Judge offered a weak smile. Not counting his ex-wife, Mullins was the closest thing to a relative he had. How was that for a sad thought? “I’m okay,” he said. “Just cuts and bruises.”
Mullins looked him up and down as if eyeing Friday’s piece of fish. “Not bad considering the plunge you took onto an asphalt deck.”
Judge didn’t want a shoulder to cry on. Only one issue concerned him. “Did we get him?”
Mullins ignored the question, pointing to Judge’s cheek and grimacing. “Are you in much pain?”
Judge sat up straighter. For a second, his head swelled and the pounding trebled. Just as quickly it died off. He could move, but only slowly. “Did we get him?”
Mullins laid a meaty hand on his shoulder and gave a kindly squeeze. “We did, lad. Gone to his Maker has Mr. Seyss, along with two of his closest friends. May they dance in hell with the devil himself.”
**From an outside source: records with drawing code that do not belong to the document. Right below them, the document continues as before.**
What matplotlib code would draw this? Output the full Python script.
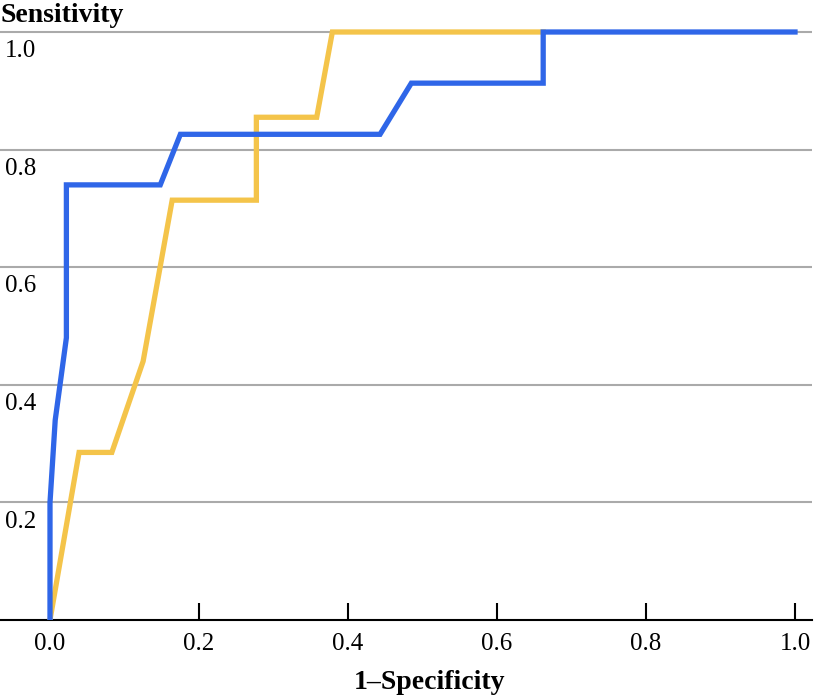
import matplotlib
matplotlib.use("Agg")
import matplotlib.pyplot as plt
from matplotlib.transforms import blended_transform_factory

# ROC curves
blue_fpr = [0.0, 0.0, 0.007, 0.022, 0.022, 0.148, 0.175, 0.443, 0.485, 0.662, 0.662, 1.0]
blue_tpr = [0.0, 0.20, 0.34, 0.48, 0.74, 0.74, 0.826, 0.826, 0.913, 0.913, 1.0, 1.0]

yellow_fpr = [0.0, 0.039, 0.083, 0.125, 0.164, 0.277, 0.277, 0.358, 0.379, 0.662]
yellow_tpr = [0.0, 0.285, 0.285, 0.44, 0.714, 0.714, 0.855, 0.855, 1.0, 1.0]

x_ticks = [0.0, 0.2, 0.4, 0.6, 0.8, 1.0]
y_ticks = [0.2, 0.4, 0.6, 0.8, 1.0]

plt.rcParams['font.family'] = ['Liberation Serif', 'DejaVu Serif']

fig = plt.figure(figsize=(8.15, 6.96), dpi=100)
# axes: pixel x 0..812, pixel y (from top) 20..620
ax = fig.add_axes([0.0, 76 / 696, 812 / 815, 600 / 696])
ax.set_xlim(-50 / 745, 762 / 745)
ax.set_ylim(0, 600 / 588)

for v in y_ticks:
    ax.axhline(v, color='#aaaaaa', lw=1.5, zorder=1)

ax.plot(yellow_fpr, yellow_tpr, color='#f4c44a', lw=3.8, zorder=3,
        solid_joinstyle='miter')
ax.plot(blue_fpr, blue_tpr, color='#2f66e8', lw=3.8, zorder=4,
        solid_joinstyle='miter')

for s in ['top', 'right', 'left']:
    ax.spines[s].set_visible(False)
ax.spines['bottom'].set_linewidth(1.5)
ax.spines['bottom'].set_color('black')
ax.set_yticks([])
ax.set_xticks(x_ticks)
ax.set_xticklabels([f"{t:.1f}" for t in x_ticks], fontsize=18)
ax.tick_params(axis='x', direction='in', length=12, width=1.5, pad=9)

tr = blended_transform_factory(ax.transAxes, ax.transData)
for v in y_ticks:
    ax.text(0.006, v - 0.014, f"{v:.1f}", transform=tr, fontsize=18,
            ha='left', va='top')

fig.text(0.0, 1 - 22 / 696, "Sensitivity", fontsize=20, fontweight='bold',
         ha='left', va='baseline')
fig.text(430 / 815, 1 - 689 / 696, "1\u2013Specificity", fontsize=20,
         fontweight='bold', ha='center', va='baseline')

fig.savefig('out.png', dpi=100)
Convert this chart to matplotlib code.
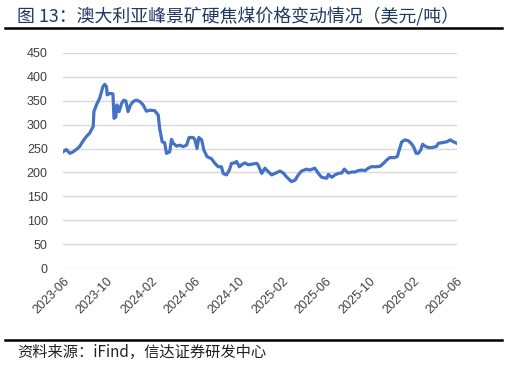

Judge asked Mullins for a glass of water and took a short drink. As the water trickled down his throat and into his stomach, he waited for it to ignite some flame of jubilation, some rush of relief and joy coupled with an adrenaline-fueled arrogance that once again he’d succeeded. But those emotions were nowhere present. Seyss’s death was a hollow victory, late in coming and paid for dearly.